> **GIVEN INFORMATION**:

+ + + +

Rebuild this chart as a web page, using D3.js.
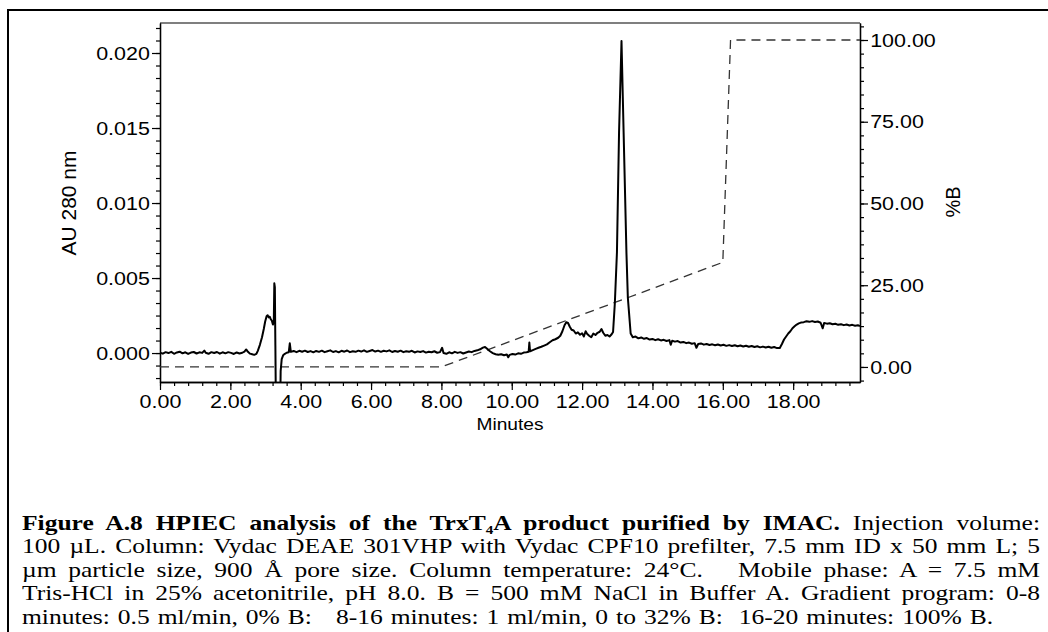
<!doctype html>
<html>
<head>
<meta charset="utf-8"/>
<title>HPIEC TrxT4A</title>
<script src="https://d3js.org/d3.v7.min.js"></script>
<style>
  body { margin: 0; background: #fff; }
  text { font-family: "Liberation Sans", Arial, sans-serif; }
  .cap { font-family: "Liberation Serif", "Times New Roman", serif; font-size: 22px; white-space: pre; }
</style>
</head>
<body>
<script>
// chromatogram, minutes vs mAU at 280 nm
var absorbanceMAU = [
 [0.00,0.03],[0.08,-0.04],[0.16,0.06],[0.24,0.00],[0.32,0.08],[0.40,-0.05],[0.48,0.04],[0.56,0.09],
 [0.64,-0.02],[0.72,0.05],[0.80,-0.06],[0.88,0.03],[0.96,0.07],[1.04,-0.03],[1.12,0.05],[1.20,0.01],
 [1.26,0.16],[1.30,0.02],[1.38,-0.05],[1.46,0.06],[1.54,0.00],[1.62,0.07],[1.70,-0.04],[1.78,0.05],
 [1.86,-0.02],[1.94,0.06],[2.02,0.01],[2.10,-0.06],[2.18,0.04],[2.26,-0.03],[2.34,0.02],[2.40,0.10],
 [2.45,0.24],[2.50,0.08],[2.56,-0.04],[2.62,-0.08],[2.68,-0.12],[2.74,-0.06],[2.78,0.15],[2.84,0.55],
 [2.90,1.05],[2.95,1.60],[2.99,2.10],[3.03,2.45],[3.06,2.52],[3.09,2.38],[3.12,2.42],[3.15,2.25],
 [3.18,2.15],[3.21,1.90],[3.235,2.05],[3.25,4.65],[3.265,4.40],[3.28,0.50],[3.30,-5.00],[3.41,-5.00],
 [3.43,-1.20],[3.46,-0.40],[3.50,-0.15],[3.55,-0.05],[3.60,0.02],[3.66,0.05],[3.69,0.65],[3.72,0.08],
 [3.80,0.14],[3.88,0.06],[3.96,0.15],[4.04,0.09],[4.12,0.16],[4.20,0.07],[4.28,0.13],[4.36,0.05],
 [4.44,0.14],[4.52,0.08],[4.60,0.16],[4.68,0.06],[4.76,0.12],[4.84,0.18],[4.92,0.07],[5.00,0.13],
 [5.08,0.05],[5.16,0.15],[5.24,0.09],[5.32,0.17],[5.40,0.06],[5.48,0.12],[5.56,0.08],[5.64,0.16],
 [5.72,0.10],[5.80,0.18],[5.88,0.08],[5.96,0.14],[6.04,0.20],[6.12,0.10],[6.20,0.16],[6.28,0.08],
 [6.36,0.15],[6.44,0.11],[6.52,0.18],[6.60,0.07],[6.68,0.14],[6.76,0.09],[6.84,0.16],[6.92,0.06],
 [7.00,0.12],[7.08,0.08],[7.16,0.15],[7.24,0.04],[7.32,0.11],[7.40,0.07],[7.48,0.13],[7.56,0.03],
 [7.64,0.09],[7.72,0.05],[7.80,0.12],[7.88,0.02],[7.96,0.06],[8.02,0.35],[8.06,0.00],[8.14,-0.05],
 [8.22,0.05],[8.30,-0.02],[8.38,0.08],[8.46,0.01],[8.54,0.06],[8.62,-0.03],[8.70,0.04],[8.78,0.10],
 [8.86,0.06],[8.94,0.14],[9.02,0.18],[9.10,0.25],[9.18,0.36],[9.24,0.40],[9.30,0.28],[9.38,0.12],
 [9.46,0.00],[9.54,-0.08],[9.62,-0.12],[9.70,-0.08],[9.78,-0.15],[9.86,-0.10],[9.90,-0.28],[9.94,-0.12],
 [10.02,-0.06],[10.10,-0.10],[10.18,-0.02],[10.26,-0.05],[10.34,0.03],[10.42,0.05],[10.48,0.08],[10.50,0.70],
 [10.52,0.12],[10.60,0.20],[10.68,0.28],[10.76,0.35],[10.84,0.42],[10.92,0.50],[11.00,0.58],[11.08,0.72],
 [11.16,0.85],[11.24,0.92],[11.32,1.02],[11.38,1.15],[11.44,1.45],[11.50,1.85],[11.55,2.05],[11.60,2.00],
 [11.65,1.75],[11.70,1.55],[11.76,1.50],[11.82,1.30],[11.88,1.38],[11.94,1.22],[12.00,1.32],[12.05,1.10],
 [12.10,1.45],[12.14,1.28],[12.20,1.15],[12.26,1.05],[12.32,1.30],[12.38,1.20],[12.44,1.35],[12.50,1.42],
 [12.55,1.60],[12.60,1.35],[12.66,1.15],[12.72,1.20],[12.78,1.10],[12.84,1.25],[12.88,1.40],[12.93,3.30],
 [12.99,6.70],[13.05,14.70],[13.12,20.80],[13.18,14.70],[13.26,6.70],[13.30,3.70],[13.38,1.30],[13.44,1.05],
 [13.52,1.10],[13.60,0.98],[13.68,1.04],[13.76,0.95],[13.84,1.00],[13.92,0.90],[14.00,0.94],[14.08,0.86],
 [14.16,0.92],[14.24,0.84],[14.32,0.88],[14.40,0.80],[14.48,0.86],[14.52,0.55],[14.56,0.82],[14.64,0.76],
 [14.72,0.80],[14.80,0.70],[14.88,0.74],[14.96,0.66],[15.04,0.70],[15.12,0.62],[15.20,0.66],[15.25,0.35],
 [15.30,0.60],[15.38,0.64],[15.46,0.56],[15.54,0.60],[15.62,0.54],[15.70,0.58],[15.78,0.52],[15.86,0.57],
 [15.94,0.50],[16.02,0.55],[16.10,0.48],[16.18,0.53],[16.26,0.47],[16.34,0.52],[16.42,0.45],[16.50,0.50],
 [16.58,0.44],[16.66,0.49],[16.74,0.42],[16.82,0.47],[16.90,0.40],[16.98,0.45],[17.06,0.38],[17.14,0.43],
 [17.22,0.37],[17.30,0.42],[17.38,0.35],[17.46,0.40],[17.54,0.33],[17.62,0.34],[17.68,0.60],[17.74,0.90],
 [17.80,1.10],[17.86,1.30],[17.92,1.45],[17.98,1.65],[18.04,1.78],[18.10,1.90],[18.16,1.98],[18.22,2.03],
 [18.30,2.06],[18.38,2.12],[18.46,2.08],[18.54,2.13],[18.62,2.07],[18.70,2.10],[18.78,2.02],[18.84,1.65],
 [18.88,2.00],[18.96,1.96],[19.04,1.99],[19.12,1.92],[19.20,1.95],[19.28,1.88],[19.36,1.92],[19.44,1.86],
 [19.52,1.90],[19.60,1.84],[19.68,1.88],[19.76,1.82],[19.84,1.85],[19.90,1.80]
];

// gradient program, %B
var gradientMin = [0, 8, 16, 16.22, 19.9];
var gradientB   = [0, 0, 32, 100, 100];

var xMajor = [0, 2, 4, 6, 8, 10, 12, 14, 16, 18];
var auMajor = [0, 0.005, 0.010, 0.015, 0.020];
var bMajor = [0, 25, 50, 75, 100];

var captionLines = [
  null,
  "100 \u00b5L. Column: Vydac DEAE 301VHP with Vydac CPF10 prefilter, 7.5 mm ID x 50 mm L; 5",
  "\u00b5m particle size, 900 \u00c5 pore size. Column temperature: 24\u00b0C.   Mobile phase: A = 7.5 mM",
  "Tris-HCl in 25% acetonitrile, pH 8.0. B = 500 mM NaCl in Buffer A. Gradient program: 0-8",
  "minutes: 0.5 ml/min, 0% B:   8-16 minutes: 1 ml/min, 0 to 32% B:  16-20 minutes: 100% B."
];

var W = 1048, H = 632;
var L = 160, R = 860, T = 23, B = 382;
var stretch = 1.13;     // the scanned figure is a little wider than tall

var svg = d3.select("body").append("svg")
  .attr("width", W).attr("height", H);

// outer frame
svg.append("rect").attr("x", 8).attr("y", 10).attr("width", 1200).attr("height", 900)
  .attr("fill", "none").attr("stroke", "#000").attr("stroke-width", 2);

var x = d3.scaleLinear().domain([0, 19.9]).range([L, R]);
var yAU = d3.scaleLinear().domain([-0.00193, 0.022]).range([B, T]);
var yB = d3.scaleLinear().domain([-4.6, 105.2]).range([B, T]);

svg.append("clipPath").attr("id", "plotclip").append("rect")
  .attr("x", L).attr("y", T).attr("width", R - L).attr("height", B - T);

// box
svg.append("line").attr("x1", L).attr("x2", R).attr("y1", T).attr("y2", T)
  .attr("stroke", "#555").attr("stroke-width", 1.5);

function minorList(step, lo, hi) {
  var out = [];
  for (var k = Math.ceil(lo / step - 1e-9); k * step <= hi + 1e-9; k++) out.push(k * step);
  return out;
}

function styleAxis(g) {
  g.select(".domain").attr("stroke", "#000").attr("stroke-width", 1.3);
  g.selectAll(".tick line").attr("stroke", "#000").attr("stroke-width", 1.2);
  g.selectAll("text").attr("font-size", 19).attr("fill", "#000")
    .attr("font-family", "'Liberation Sans', Arial, sans-serif")
    .attr("transform", "scale(" + stretch + ",1)");
}

// x axis
var gx = svg.append("g").attr("transform", "translate(0," + B + ")");
gx.call(d3.axisBottom(x).tickValues(minorList(0.4, 0, 19.9)).tickSize(4).tickFormat("").tickSizeOuter(0));
var gx2 = svg.append("g").attr("transform", "translate(0," + B + ")");
gx2.call(d3.axisBottom(x).tickValues(xMajor).tickSize(8).tickPadding(5).tickFormat(d3.format(".2f")).tickSizeOuter(0));
styleAxis(gx); styleAxis(gx2);

// left axis
var gl = svg.append("g").attr("transform", "translate(" + L + ",0)");
gl.call(d3.axisLeft(yAU).tickValues(minorList(0.005 / 6, -0.00193, 0.022)).tickSize(4).tickFormat("").tickSizeOuter(0));
var gl2 = svg.append("g").attr("transform", "translate(" + L + ",0)");
gl2.call(d3.axisLeft(yAU).tickValues(auMajor).tickSize(8).tickPadding(1).tickFormat(d3.format(".3f")).tickSizeOuter(0));
styleAxis(gl); styleAxis(gl2);

// right axis
var gr = svg.append("g").attr("transform", "translate(" + R + ",0)");
gr.call(d3.axisRight(yB).tickValues(minorList(25 / 6, -4.6, 105.2)).tickSize(4).tickFormat("").tickSizeOuter(0));
var gr2 = svg.append("g").attr("transform", "translate(" + R + ",0)");
gr2.call(d3.axisRight(yB).tickValues(bMajor).tickSize(8).tickPadding(1).tickFormat(d3.format(".2f")).tickSizeOuter(0));
styleAxis(gr); styleAxis(gr2);

// axis titles
svg.append("text").attr("transform", "translate(510,430) scale(" + stretch + ",1)").attr("text-anchor", "middle")
  .attr("font-size", 17).text("Minutes");
svg.append("text").attr("transform", "translate(76,203) rotate(-90)").attr("text-anchor", "middle")
  .attr("font-size", 21).text("AU 280 nm");
svg.append("text").attr("transform", "translate(960,202) rotate(-90)").attr("text-anchor", "middle")
  .attr("font-size", 20).text("%B");

var plot = svg.append("g").attr("clip-path", "url(#plotclip)");

// gradient
var grad = gradientMin.map(function (t, i) { return [t, gradientB[i]]; });
plot.append("path").datum(grad)
  .attr("d", d3.line().x(function (d) { return x(d[0]); }).y(function (d) { return yB(d[1]); }))
  .attr("fill", "none").attr("stroke", "#333").attr("stroke-width", 1.3)
  .attr("stroke-dasharray", "9,6");

// trace
plot.append("path").datum(absorbanceMAU)
  .attr("d", d3.line().x(function (d) { return x(d[0]); }).y(function (d) { return yAU(d[1] / 1000); }))
  .attr("fill", "none").attr("stroke", "#000").attr("stroke-width", 2)
  .attr("stroke-linejoin", "round");

// caption
var capX = 22, capRight = 1040, capY0 = 530, capDy = 23.4, capStretch = 1.16;
var cap = svg.append("g").attr("transform", "translate(" + capX + ",0) scale(" + capStretch + ",1)");

var l1 = cap.append("text").attr("class", "cap").attr("x", 0).attr("y", capY0);
l1.append("tspan").attr("font-weight", "bold").text("Figure A.8 HPIEC analysis of the TrxT");
l1.append("tspan").attr("font-weight", "bold").attr("font-size", 13).attr("dy", 4).text("4");
l1.append("tspan").attr("font-weight", "bold").attr("dy", -4).text("A product purified by IMAC.");
l1.append("tspan").text(" Injection volume:");

captionLines.forEach(function (s, i) {
  if (s === null) return;
  cap.append("text").attr("class", "cap").attr("x", 0).attr("y", capY0 + i * capDy).text(s);
});

// justify all lines but the last, which just keeps a slightly loose spacing
var capWidth = (capRight - capX) / capStretch;
cap.selectAll("text").each(function (d, i, nodes) {
  if (i === nodes.length - 1) { d3.select(this).attr("word-spacing", 1.4); return; }
  var str = this.textContent;
  var spaces = (str.match(/ /g) || []).length;
  var w = this.getComputedTextLength();
  if (spaces > 0) d3.select(this).attr("word-spacing", (capWidth - w) / spaces);
});
</script>
</body>
</html>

+ + + +

Determine the number of lines where the string "this" occurs, and give that number only.

5